As I’m sure most people noticed, we had 2 major bouts of network trouble – yesterday afternoon and one today. It appears they were distributed denial of service attacks directed at multiple customers. The amount of traffic was filling both of the datacenter’s incoming pipes. There aren’t any excuses for why this took 2 extended outages to figure out and we’ll be addressing that issue with our provider. All I can offer are our sincere apologies and a promise that this will get better.

During the outages a lot of questions came up regarding multiple carriers, routers, etc. So to answer a couple of those:

  • we have redundant transport via XO and Verizon, however this won’t help since traffic will end up filling both.
  • we also have redundant routers using VRRP to failover on our side as does the datacenter.

Again, we’re extremely disappointed with how this was handled, but here is some good news.
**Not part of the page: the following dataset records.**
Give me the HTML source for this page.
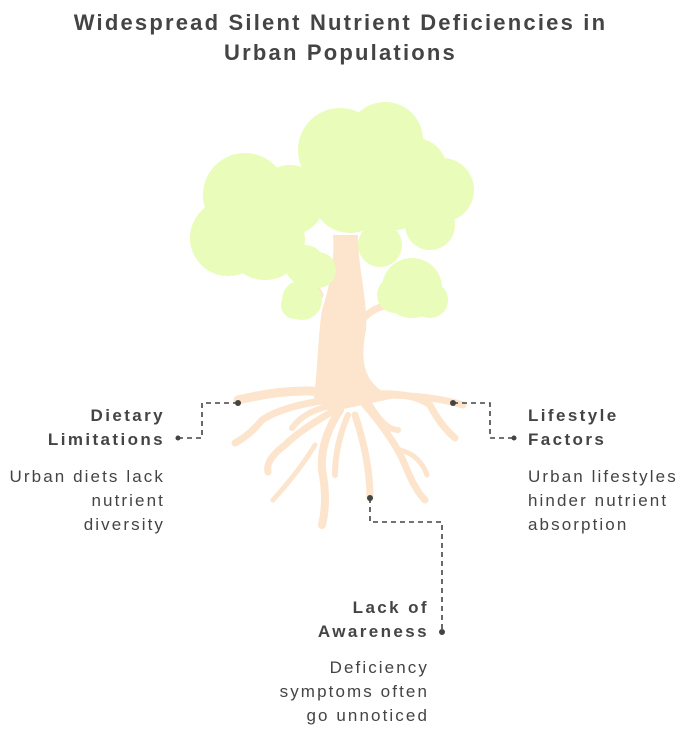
<!DOCTYPE html>
<html><head><meta charset="utf-8"><style>
body{margin:0;width:681px;height:729px;background:#fff;position:relative;font-family:"Liberation Sans",sans-serif;color:#444;overflow:hidden}
.t{position:absolute;white-space:nowrap}
h1{position:absolute;top:8px;left:0;width:681px;margin:0;text-align:center;font-size:22px;line-height:30px;font-weight:bold;color:#444;letter-spacing:2.2px}
.b{font-weight:bold;font-size:17px;line-height:24px;letter-spacing:2.4px}
.n{font-size:17px;line-height:24px;letter-spacing:2.1px}
.r{text-align:right}
</style></head><body>
<h1>Widespread Silent Nutrient Deficiencies in<br>Urban Populations</h1>
<svg width="681" height="729" style="position:absolute;left:0;top:0">
<g fill="none" stroke="#fde4cc" stroke-linecap="round">
<path d="M345,395 Q300,385 238,400" stroke-width="9"/>
<path d="M330,400 Q285,405 262,420 Q250,435 235,443" stroke-width="7"/>
<path d="M335,405 Q305,410 292,428" stroke-width="6"/>
<path d="M335,410 Q300,430 285,445 Q265,460 268,472" stroke-width="7"/>
<path d="M315,445 Q300,470 273,500" stroke-width="5"/>
<path d="M340,410 Q320,440 322,470 Q328,500 322,525" stroke-width="8"/>
<path d="M348,415 Q335,445 335,475" stroke-width="6"/>
<path d="M355,415 Q370,460 370,498" stroke-width="7"/>
<path d="M365,405 Q395,440 405,465 Q415,490 425,500" stroke-width="7"/>
<path d="M400,450 Q420,455 427,475" stroke-width="5"/>
<path d="M370,405 Q385,430 398,430" stroke-width="6"/>
<path d="M360,395 Q410,390 430,405 Q440,425 455,438" stroke-width="7"/>
<path d="M380,395 Q430,395 463,405" stroke-width="7"/>
<path d="M320,295 Q308,275 300,250" stroke-width="7"/>
<path d="M362,320 Q372,308 388,305" stroke-width="7"/>
</g>
<path fill="#fde4cc" d="M314,398 C318,365 318,335 322,310 C330,285 335,260 333,235 L358,235 C358,270 368,300 366,330 C360,360 362,385 395,398 L330,412 Z"/>
<g fill="#e9fcb9">
<circle cx="245" cy="195" r="42"/><circle cx="228" cy="238" r="38"/><circle cx="265" cy="240" r="40"/><circle cx="290" cy="200" r="35"/>
<circle cx="305" cy="265" r="20"/><circle cx="318" cy="270" r="18"/>
<circle cx="340" cy="150" r="42"/><circle cx="385" cy="140" r="38"/><circle cx="415" cy="170" r="32"/><circle cx="350" cy="195" r="38"/><circle cx="395" cy="200" r="30"/>
<circle cx="442" cy="190" r="32"/><circle cx="430" cy="225" r="25"/><circle cx="380" cy="245" r="22"/>
<circle cx="412" cy="288" r="30"/><circle cx="395" cy="295" r="18"/><circle cx="430" cy="300" r="18"/>
<circle cx="302" cy="300" r="20"/><circle cx="295" cy="305" r="14"/>
</g>
<g fill="none" stroke="#444" stroke-width="1.6" stroke-dasharray="5,4">
<path d="M238,403 H202 V438 H180"/>
<path d="M453,403 H490 V438 H512"/>
<path d="M370,498 V522 H442 V632"/>
</g>
<g fill="#444">
<circle cx="238" cy="403" r="3"/><circle cx="453" cy="403" r="3"/><circle cx="370" cy="498" r="3"/><circle cx="442" cy="632" r="3"/>
<circle cx="178" cy="438" r="2.5"/><circle cx="514" cy="438" r="2.5"/>
</g>
</svg>
<div class="t b r" style="right:516px;top:404px">Dietary<br>Limitations</div>
<div class="t n r" style="right:516px;top:465px">Urban diets lack<br>nutrient<br>diversity</div>
<div class="t b" style="left:528px;top:404px">Lifestyle<br>Factors</div>
<div class="t n" style="left:528px;top:465px">Urban lifestyles<br>hinder nutrient<br>absorption</div>
<div class="t b r" style="right:252px;top:596px">Lack of<br>Awareness</div>
<div class="t n r" style="right:252px;top:656px">Deficiency<br>symptoms often<br>go unnoticed</div>
</body></html>
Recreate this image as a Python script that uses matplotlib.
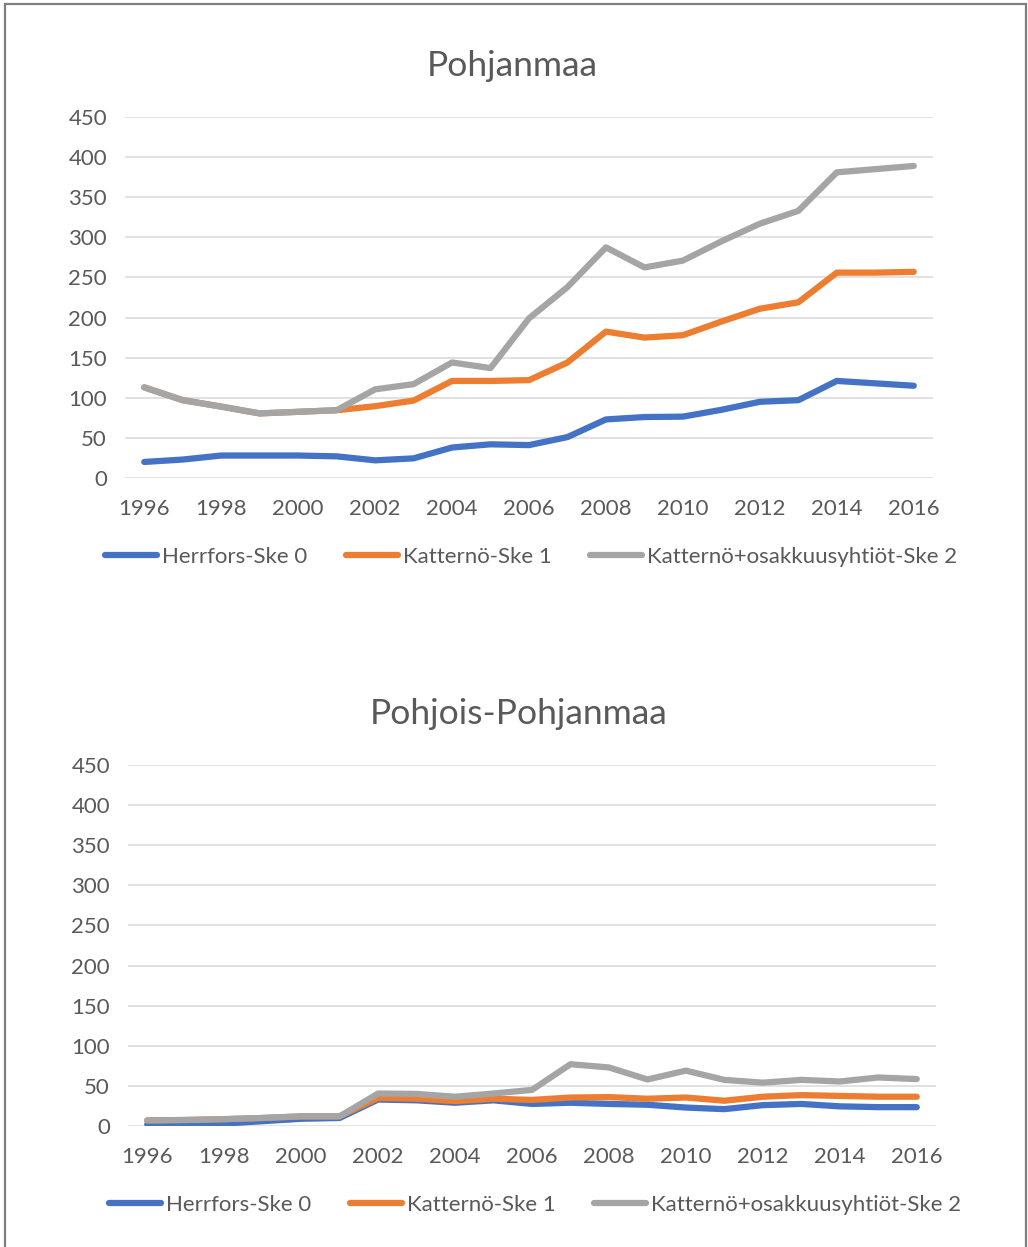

In the next couple of weeks, the datacenter’s core network (not ours, but how we connect to them) will be upgraded. We’re assured this will result in a more stable setup for growth.

Secondly and this was the announcement we referred to earlier this week, we are putting the final touches on a second facility. This space uses separate carriers and we will be managing the network, but everything else stays the same. We hope this expansion allows us to accelerate our growth and offer a higher level of redundancy for customers who need it.

Thanks to everyone for their patience during the past 2 days. For future reference, aside from the chatrooms, the slicehost twitterstream and the network status page are worth bookmarking for quick updates.

Appears to be an upstream issue at the moment, we’ll have more details later in another post. Our apologies for the downtime and flurry of pages/emails/calls you all likely received.

Update 2145 GMT – issue appears to be resolved.